The state's largest health plan yesterday reported it swung to a net profit of $1.52 million during the January- to-March quarter.
The result was a marked improvement from a loss of $13.9 million a year before, when increases in health care costs outpaced gains in member dues.
The profit ended six consecutive quarters of losses as health care costs escalated from people visiting doctors and other providers more often as well as using more services during those visits.
HMSA executive vice president and chief financial officer Steve Van Ribbink said that trend continued through the first quarter, but that rate increases over the past year along with much-improved investment gains this year helped it to a profit.
But at the same time, he said investment gains are proving to be volatile this year, hinting the losses could resume in coming quarters.
"Even though the performance is improved we still are seeing very, very high health care cost trends," Van Ribbink said.
"We've had high health care trends for just about three years now."
HMSA has reacted by seeking rate increases. Last year it enacted a 12.1 percent hike in rates for small businesses and in January began increases for large employers of 11.7 percent.
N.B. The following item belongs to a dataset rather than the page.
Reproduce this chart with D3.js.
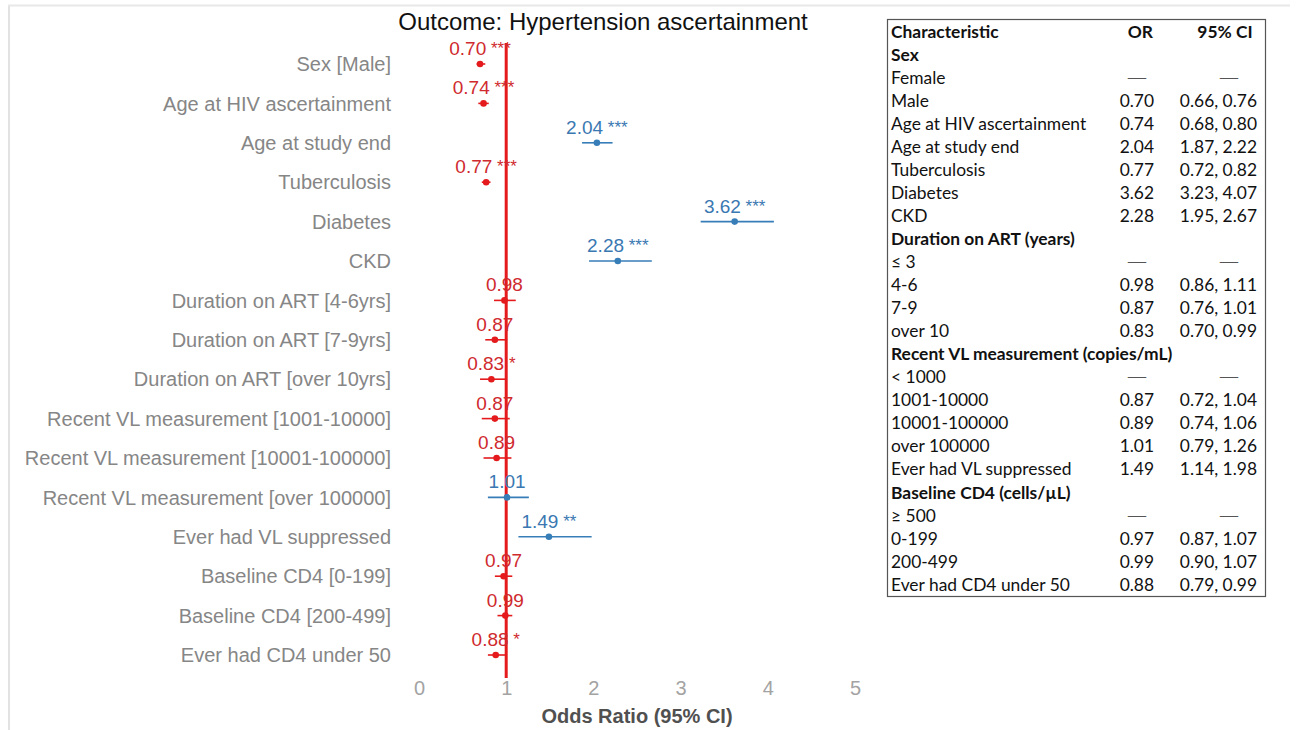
<!DOCTYPE html>
<html>
<head>
<meta charset="utf-8">
<script src="https://cdn.jsdelivr.net/npm/d3@7"></script>
<style>
html,body{margin:0;padding:0;background:#fff;}
svg{display:block;}
</style>
</head>
<body>
<svg id="chart" width="1296" height="730"></svg>
<script>
// ---- Forest plot data ----
const labels = [
  "Sex [Male]","Age at HIV ascertainment","Age at study end","Tuberculosis",
  "Diabetes","CKD","Duration on ART [4-6yrs]","Duration on ART [7-9yrs]",
  "Duration on ART [over 10yrs]","Recent VL measurement [1001-10000]",
  "Recent VL measurement [10001-100000]","Recent VL measurement [over 100000]",
  "Ever had VL suppressed","Baseline CD4 [0-199]","Baseline CD4 [200-499]",
  "Ever had CD4 under 50"
];
const oddsRatio = [0.70,0.74,2.04,0.77,3.62,2.28,0.98,0.87,0.83,0.87,0.89,1.01,1.49,0.97,0.99,0.88];
const ciLow     = [0.66,0.68,1.87,0.72,3.23,1.95,0.86,0.76,0.70,0.72,0.74,0.79,1.14,0.87,0.90,0.79];
const ciHigh    = [0.76,0.80,2.22,0.82,4.07,2.67,1.11,1.01,0.99,1.04,1.06,1.26,1.98,1.07,1.07,0.99];
const pStars    = ["***","***","***","***","***","***","","","*","","","","**","","","*"];
const xTicks = [0,1,2,3,4,5];

// ---- Table data ----
const tableChar = ["Characteristic","Sex","Female","Male","Age at HIV ascertainment","Age at study end",
  "Tuberculosis","Diabetes","CKD","Duration on ART (years)","≤ 3","4-6","7-9","over 10",
  "Recent VL measurement (copies/mL)","< 1000","1001-10000","10001-100000","over 100000",
  "Ever had VL suppressed","Baseline CD4 (cells/µL)","≥ 500","0-199","200-499","Ever had CD4 under 50"];
const tableOR = ["OR","","—","0.70","0.74","2.04","0.77","3.62","2.28","","—","0.98","0.87","0.83",
  "","—","0.87","0.89","1.01","1.49","","—","0.97","0.99","0.88"];
const tableCI = ["95% CI","","—","0.66, 0.76","0.68, 0.80","1.87, 2.22","0.72, 0.82","3.23, 4.07","1.95, 2.67",
  "","—","0.86, 1.11","0.76, 1.01","0.70, 0.99","","—","0.72, 1.04","0.74, 1.06","0.79, 1.26","1.14, 1.98",
  "","—","0.87, 1.07","0.90, 1.07","0.79, 0.99"];
const tableBold = [true,true,false,false,false,false,false,false,false,true,false,false,false,false,
  true,false,false,false,false,false,true,false,false,false,false];

const RED = "#e41a1c", BLUE = "#377eb8", RED_T = "#cf2a2e", BLUE_T = "#3a78b2";
const FONT = "Liberation Sans, Arial, sans-serif";

const svg = d3.select("#chart");

// background frame lines
svg.append("line").attr("x1",9).attr("x2",9).attr("y1",5).attr("y2",730)
  .attr("stroke","#e2e2e2").attr("stroke-width",2);
svg.append("line").attr("x1",8).attr("x2",1290).attr("y1",5.5).attr("y2",5.5)
  .attr("stroke","#e8e8e8").attr("stroke-width",2);

const x = d3.scaleLinear().domain([0,5]).range([419,855]);
const y = d3.scalePoint().domain(labels).range([64,655]);

// title
svg.append("text").attr("x",603).attr("y",30).attr("text-anchor","middle")
  .attr("font-family",FONT).attr("font-size",24)
  .attr("fill","#111").text("Outcome: Hypertension ascertainment");

// y labels
svg.append("g").selectAll("text").data(labels).join("text")
  .attr("x",391).attr("y",d=>y(d)).attr("dy","0.36em").attr("text-anchor","end")
  .attr("font-family",FONT).attr("font-size",20)
  .attr("fill","#868686").text(d=>d);

// x axis
const xAxis = d3.axisBottom(x).tickValues(xTicks).tickFormat(d3.format("d")).tickSize(0).tickPadding(0);
const gx = svg.append("g").attr("transform","translate(0,681)").call(xAxis);
gx.select(".domain").remove();
gx.selectAll("text").attr("font-family",FONT)
  .attr("font-size",20).attr("fill","#a3a3a3").attr("dy","0.7em");

svg.append("text").attr("x",637).attr("y",723).attr("text-anchor","middle")
  .attr("font-family",FONT).attr("font-size",20)
  .attr("font-weight","bold").attr("fill","#505050").text("Odds Ratio (95% CI)");

// reference line at OR = 1
svg.append("line").attr("x1",x(1)).attr("x2",x(1)).attr("y1",43).attr("y2",678)
  .attr("stroke",RED).attr("stroke-width",3);

const rows = labels.map((l,i)=>({label:l, or:oddsRatio[i], lo:ciLow[i], hi:ciHigh[i], star:pStars[i]}));
const col = d => d.or >= 1 ? BLUE : RED;
const colT = d => d.or >= 1 ? BLUE_T : RED_T;

const g = svg.append("g");
g.selectAll("line.ci").data(rows).join("line").attr("class","ci")
  .attr("x1",d=>x(d.lo)).attr("x2",d=>x(d.hi)).attr("y1",d=>y(d.label)).attr("y2",d=>y(d.label))
  .attr("stroke",col).attr("stroke-width",1.6);
g.selectAll("circle").data(rows).join("circle")
  .attr("cx",d=>x(d.or)).attr("cy",d=>y(d.label)).attr("r",3.3).attr("fill",col);

const lab = g.selectAll("text.val").data(rows).join("text").attr("class","val")
  .attr("x",d=>x(d.or)).attr("y",d=>y(d.label)-9).attr("text-anchor","middle")
  .attr("font-family",FONT).attr("fill",colT);
lab.append("tspan").attr("font-size",19).text(d=>d.or.toFixed(2));
lab.filter(d=>d.star).append("tspan").attr("font-size",17).attr("dy",-1).text(d=>" "+d.star);

// ---- table ----
const tx = 887, ty = 19, tw = 378, th = 577;
svg.append("rect").attr("x",tx+0.5).attr("y",ty+0.5).attr("width",tw).attr("height",th)
  .attr("fill","none").attr("stroke","#555").attr("stroke-width",1.2);
const rowH = 23.05, base0 = 37.5;
const tf = "Lato, Carlito, Calibri, sans-serif", tfs = 17.4;
const tg = svg.append("g").attr("font-family",tf).attr("font-size",tfs).attr("fill","#111");
tableChar.forEach((c,i)=>{
  const yy = base0 + i*rowH;
  tg.append("text").attr("x",891).attr("y",yy).attr("font-weight",tableBold[i]?"bold":"normal").text(c);
  const o = tableOR[i], ci = tableCI[i];
  if (i===0){
    tg.append("text").attr("x",1153).attr("y",yy).attr("text-anchor","end").attr("font-weight","bold").text(o);
    tg.append("text").attr("x",1225).attr("y",yy).attr("text-anchor","middle").attr("font-weight","bold").text(ci);
  } else if (o==="—"){
    tg.append("text").attr("x",1126).attr("y",yy-1).attr("font-size",16)
      .attr("textLength",22).attr("lengthAdjust","spacingAndGlyphs").attr("fill","#555").text(o);
    tg.append("text").attr("x",1218).attr("y",yy-1).attr("font-size",16)
      .attr("textLength",22).attr("lengthAdjust","spacingAndGlyphs").attr("fill","#555").text(ci);
  } else if (o){
    tg.append("text").attr("x",1154).attr("y",yy).attr("text-anchor","end").text(o);
    tg.append("text").attr("x",1257).attr("y",yy).attr("text-anchor","end").text(ci);
  }
});
</script>
</body>
</html>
Van Ribbink said if health care cost trends don't start to moderate, the insurer will have to seek future rate increases that are higher than it would like. Employers have complained about the increases given the economy and some members have switched away to cheaper plans.
The financial results reported yesterday also included an increase in revenue to $433.9 million from $398.6 million a year earlier. At the same time, benefit expenses rose to $400.9 million from $378.1 million.
Administrative expenses also rose.
HMSA reported its underwriting loss — equivalent to a loss from operations — amounted to $8.71 million, or almost $10 million lower than the 2009 equivalent quarter.
Investment gains almost doubled to about $8 million.
Van Ribbink said the number of members who are fully insured by the plan rose to 569,175. That was 15,483 more than a year earlier.
Total members, a count that includes people who come under self-insured plans that have their claims administered by HMSA, fell to 682,751 from 703,477 a year earlier.